Goal of the exercise:
Take the material below and extract the lines from the one with "Reproduce this chart with matplotlib." through the one with "plt.rcParams['mathtext.rm'] = 'Liberation", word for word, without pictures.

[Start]

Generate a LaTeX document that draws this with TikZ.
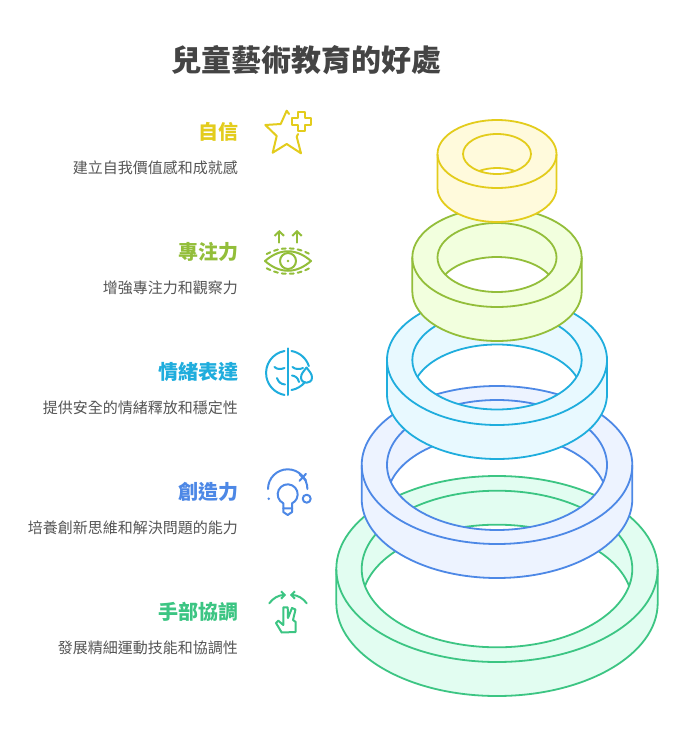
\documentclass[tikz,border=0pt]{standalone}
\usepackage{fontspec}
\newfontfamily\cjk{Noto Sans CJK TC}
\definecolor{yellowline}{HTML}{E3CC1C}
\definecolor{yellowfill}{HTML}{FFFADC}
\definecolor{limeline}{HTML}{93BE3A}
\definecolor{limefill}{HTML}{F2FFDE}
\definecolor{skyline}{HTML}{1FADDD}
\definecolor{skyfill}{HTML}{E8F9FF}
\definecolor{blueline}{HTML}{4D88E6}
\definecolor{bluefill}{HTML}{EDF3FF}
\definecolor{mintline}{HTML}{3CC583}
\definecolor{mintfill}{HTML}{E2FDF1}
\definecolor{titlegray}{HTML}{444444}
\definecolor{textgray}{HTML}{555555}
\usetikzlibrary{arrows.meta}
\tikzset{
    bigtitle/.style={font=\cjk\bfseries\fontsize{30}{30}\selectfont, text=titlegray},
    itemtitle/.style={anchor=east, inner sep=0pt, font=\cjk\bfseries\fontsize{20}{20}\selectfont},
    itemtext/.style={anchor=east, inner sep=0pt, text=textgray, font=\cjk\fontsize{15}{15}\selectfont},
    ringline/.style={line width=1.8pt},
    iconline/.style={line width=2pt, line cap=round, line join=round},
    tipline/.style={iconline, -{Straight Barb[length=4.5pt,width=9.5pt,line width=2pt]}},
    smalltip/.style={iconline, -{Straight Barb[length=3.5pt,width=7.5pt,line width=2pt]}},
}
% one ring: centre y, outer radii, inner radii, colour prefix
\newcommand{\ringlayer}[6]{
    \pgfmathsetmacro{\ringcut}{asin(17/#5)}
    \pgfmathsetmacro{\ringx}{497-#4*cos(\ringcut)}
    \fill[#6fill, even odd rule]
        (497-#2,#1) arc[start angle=180, end angle=0, x radius=#2pt, y radius=#3pt]
        -- ++(0,34) arc[start angle=0, end angle=-180, x radius=#2pt, y radius=#3pt] -- cycle
        (\ringx,#1+17) arc[start angle=180+\ringcut, end angle=360-\ringcut, x radius=#4pt, y radius=#5pt]
        arc[start angle=\ringcut, end angle=180-\ringcut, x radius=#4pt, y radius=#5pt] -- cycle;
    \draw[#6line, ringline]
        (497-#2,#1) -- ++(0,34) arc[start angle=180, end angle=360, x radius=#2pt, y radius=#3pt] -- ++(0,-34);
    \draw[#6line, ringline] (497,#1) ellipse[x radius=#2pt, y radius=#3pt];
    \draw[#6line, ringline] (497,#1) ellipse[x radius=#4pt, y radius=#5pt];
    \draw[#6line, ringline]
        (\ringx,#1+17) arc[start angle=180-\ringcut, end angle=\ringcut, x radius=#4pt, y radius=#5pt];
}
\begin{document}
\begin{tikzpicture}[x=1pt, y=-1pt]
    \useasboundingbox (0,0) rectangle (682,744);
    \fill[white] (0,0) rectangle (682,744);

    \node[bigtitle] (title) at (306.5,60) {兒童藝術教育的好處};

    \node[itemtitle, text=yellowline] (confidence) at (239,132) {自信};
    \node[itemtext] (confidencetext) at (238,168) {建立自我價值感和成就感};
    \node[itemtitle, text=limeline] (focus) at (239,252) {專注力};
    \node[itemtext] (focustext) at (238,288) {增強專注力和觀察力};
    \node[itemtitle, text=skyline] (emotion) at (239,372) {情緒表達};
    \node[itemtext] (emotiontext) at (238,408) {提供安全的情緒釋放和穩定性};
    \node[itemtitle, text=blueline] (creative) at (239,492) {創造力};
    \node[itemtext] (creativetext) at (238,528) {培養創新思維和解決問題的能力};
    \node[itemtitle, text=mintline] (hands) at (239,612) {手部協調};
    \node[itemtext] (handstext) at (238,648) {發展精細運動技能和協調性};

    % rings, lowest first
    \ringlayer{569}{160.7}{93}{135.3}{78.3}{mint}
    \ringlayer{465}{135.3}{79}{110}{65}{blue}
    \ringlayer{360}{110}{65}{84.7}{49.5}{sky}
    \ringlayer{257.5}{84.7}{49.5}{59.5}{34.5}{lime}
    \ringlayer{154}{59.5}{34}{34}{20}{yellow}

    % star
    \draw[iconline, yellowline] (289,114) -- (286.7,110.7) -- (280.7,124) -- (265.3,125) -- (276.7,136)
        -- (272.7,152.7) -- (286.7,144) -- (301,153.3) -- (296.7,136.7) -- (298,134);
    \draw[iconline, yellowline] (298.2,112.4) -- (305.2,112.4) -- (305.2,118.2) -- (311,118.2) -- (311,125.2)
        -- (305.2,125.2) -- (305.2,131) -- (298.2,131) -- (298.2,125.2) -- (292.4,125.2) -- (292.4,118.2)
        -- (298.2,118.2) -- cycle;

    % eye
    \draw[tipline, limeline] (279.3,242.7) -- (279.3,230);
    \draw[tipline, limeline] (297,242.7) -- (297,230);
    \draw[iconline, limeline] (265,261) .. controls (280,248) and (296,248) .. (311,261)
        .. controls (296,274) and (280,274) .. cycle;
    \draw[iconline, limeline] (288,261) circle (8);
    \fill[limeline] (288,261) circle (1.3);
    \draw[iconline, limeline, dash pattern=on 4pt off 4pt] (266.7,254) .. controls (280,246.5) and (296,246.5) .. (309,253.7);
    \draw[iconline, limeline, dash pattern=on 4pt off 4pt] (266.7,268.3) .. controls (280,275.7) and (296,275.7) .. (309.3,268.3);

    % face
    \draw[iconline, skyline] (288,348.3) -- (288,395);
    \draw[iconline, skyline] (284.5,351) arc[start angle=100, end angle=260, radius=22.3pt];
    \draw[iconline, skyline] (291.5,351) arc[start angle=80, end angle=18, radius=22.3pt];
    \draw[iconline, skyline] (291.5,390) arc[start angle=-80, end angle=-40, radius=22.3pt];
    \draw[iconline, skyline] (274.5,367) .. controls (277,369.5) and (281,369.5) .. (284.5,368);
    \draw[iconline, skyline] (292.5,367) .. controls (295,369.5) and (300,369.5) .. (303,368);
    \draw[iconline, skyline] (277,378) .. controls (278.5,382.5) and (281,384) .. (285,384.5);
    \draw[iconline, skyline] (292,375.5) .. controls (295.5,376) and (298,378) .. (299,382);
    \draw[iconline, skyline] (306.5,367.5) .. controls (303.5,371.5) and (301,374) .. (301,377.5)
        .. controls (301,384.5) and (312,384.5) .. (312,377.5) .. controls (312,374) and (309.5,371.5) .. (306.5,367.5) -- cycle;

    % bulb
    \draw[iconline, blueline] (268,489) arc[start angle=180, end angle=0, radius=19.7pt];
    \draw[iconline, blueline] (299.5,480.8) -- (306,473.8);
    \draw[iconline, blueline] (299.5,474.3) -- (306,480.3);
    \fill[blueline] (268.7,498.7) circle (1.4);
    \draw[iconline, blueline] (306.7,498.7) circle (4);
    \draw[iconline, blueline] (283.3,508.3) -- (283.3,503.3) arc[start angle=244, end angle=-64, radius=10pt]
        -- (292.1,508.3) -- cycle;
    \draw[iconline, blueline] (283.3,508.3) -- (283.3,512) -- (287.7,515) -- (292.1,512) -- (292.1,508.3);

    % hand
    \draw[smalltip, mintline] (269.3,603.3) .. controls (273,598) and (279,595) .. (286,595);
    \draw[smalltip, mintline] (306.7,603.3) .. controls (303,598) and (297,595) .. (290,595);
    \draw[iconline, mintline] (283.3,625) -- (283.3,607.3) -- (287.7,607.3) -- (288,618) -- (292,608)
        -- (295.5,609.5) -- (293,620) -- (295.7,622) -- (295.7,632) -- (281.7,632.5) -- (276,623)
        -- (278.3,620.7) -- cycle;
\end{tikzpicture}
\end{document}
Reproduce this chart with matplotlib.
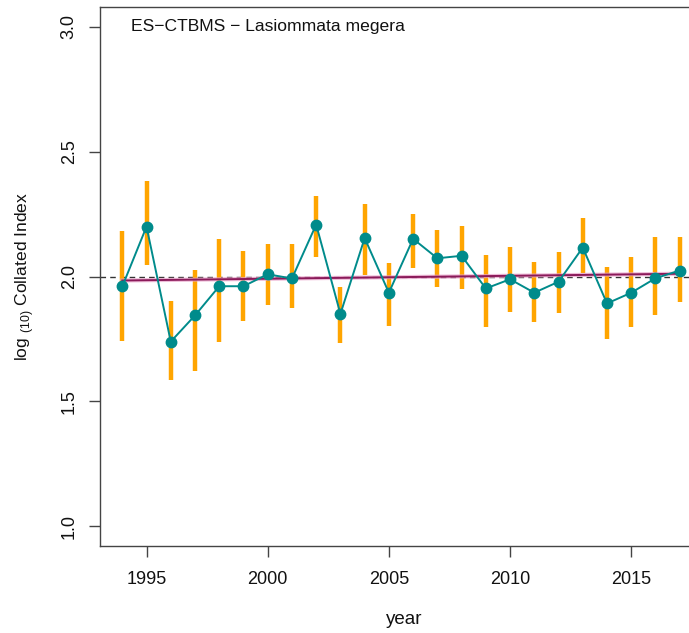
import matplotlib
matplotlib.use("Agg")
import matplotlib.pyplot as plt
import numpy as np

plt.rcParams['font.family'] = ['Liberation Sans', 'DejaVu Sans']
plt.rcParams['mathtext.fontset'] = 'custom'
plt.rcParams['mathtext.rm'] = 'Liberation Sans'

# collated index per year (log10) with its confidence limits
years = [1994, 1995, 1996, 1997, 1998, 1999, 2000, 2001, 2002, 2003, 2004, 2005,
         2006, 2007, 2008, 2009, 2010, 2011, 2012, 2013, 2014, 2015, 2016, 2017]
index = [1.960, 2.200, 1.739, 1.844, 1.961, 1.961, 2.009, 1.992, 2.208, 1.850, 2.154, 1.935,
         2.151, 2.073, 2.083, 1.952, 1.989, 1.935, 1.979, 2.116, 1.892, 1.935, 1.993, 2.024]
upper = [2.184, 2.382, 1.901, 2.027, 2.150, 2.104, 2.131, 2.131, 2.322, 1.957, 2.289, 2.055,
         2.251, 2.187, 2.204, 2.087, 2.119, 2.057, 2.097, 2.235, 2.040, 2.077, 2.158, 2.158]
lower = [1.741, 2.047, 1.586, 1.623, 1.739, 1.821, 1.887, 1.872, 2.080, 1.734, 2.008, 1.802,
         2.035, 1.957, 1.951, 1.797, 1.856, 1.816, 1.852, 2.013, 1.750, 1.797, 1.847, 1.896]

# linear trend at the first and last year
trend_years = [1994, 2017]
trend_vals = [1.984, 2.011]

teal = '#008B8B'
orange = '#FFA500'

fig = plt.figure(figsize=(6.89, 6.33), dpi=100)
ax = fig.add_axes([100 / 689, 1 - 546 / 633, 602 / 689, 539 / 633])

ax.vlines(years, lower, upper, color=orange, linewidth=3.2, zorder=2)
ax.axhline(2.0, color='#333333', linestyle=(0, (4, 3)), linewidth=1.0, zorder=1)
ax.plot(trend_years, trend_vals, color='#E8A0C8', linewidth=3.0, alpha=0.7, zorder=3)
ax.plot(trend_years, trend_vals, color='#8B1A5A', linewidth=1.4, zorder=3)
ax.plot(years, index, color=teal, linewidth=1.4, marker='o', markersize=7.5,
        markerfacecolor=teal, markeredgecolor=teal, zorder=4)

span = years[-1] - years[0]
ax.set_xlim(years[0] - 0.04 * span, years[-1] + 0.04 * span)
ax.set_ylim(0.92, 3.08)
ax.set_xticks([1995, 2000, 2005, 2010, 2015])
ax.set_yticks([1.0, 1.5, 2.0, 2.5, 3.0])
ax.set_yticklabels(['1.0', '1.5', '2.0', '2.5', '3.0'], rotation=90, va='center')

for s in ax.spines.values():
    s.set_color('#444444')
    s.set_linewidth(1.0)
ax.tick_params(axis='both', length=8, width=1.0, color='#444444', labelsize=13,
               labelcolor='#111111')
ax.tick_params(axis='x', pad=10)
ax.tick_params(axis='y', pad=8)

ax.text(0.052, 0.963, 'ES\u2212CTBMS \u2212 Lasiommata megera', transform=ax.transAxes,
        fontsize=12.6, ha='left', va='center', color='#111111')

fig.text(404 / 689, 1 - 620 / 633, 'year', ha='center', va='center', fontsize=13.5,
         color='#111111')
fig.text(25 / 689, 1 - 276 / 633, r'log $_{\mathrm{(10)}}$ Collated Index', rotation=90,
         ha='center', va='center', fontsize=12.6, color='#111111')

fig.savefig('out.png', dpi=100)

[End]

Output of the exercise:
Reproduce this chart with matplotlib.
import matplotlib
matplotlib.use("Agg")
import matplotlib.pyplot as plt
import numpy as np

plt.rcParams['font.family'] = ['Liberation Sans', 'DejaVu Sans']
plt.rcParams['mathtext.fontset'] = 'custom'
plt.rcParams['mathtext.rm'] = 'Liberation Sans'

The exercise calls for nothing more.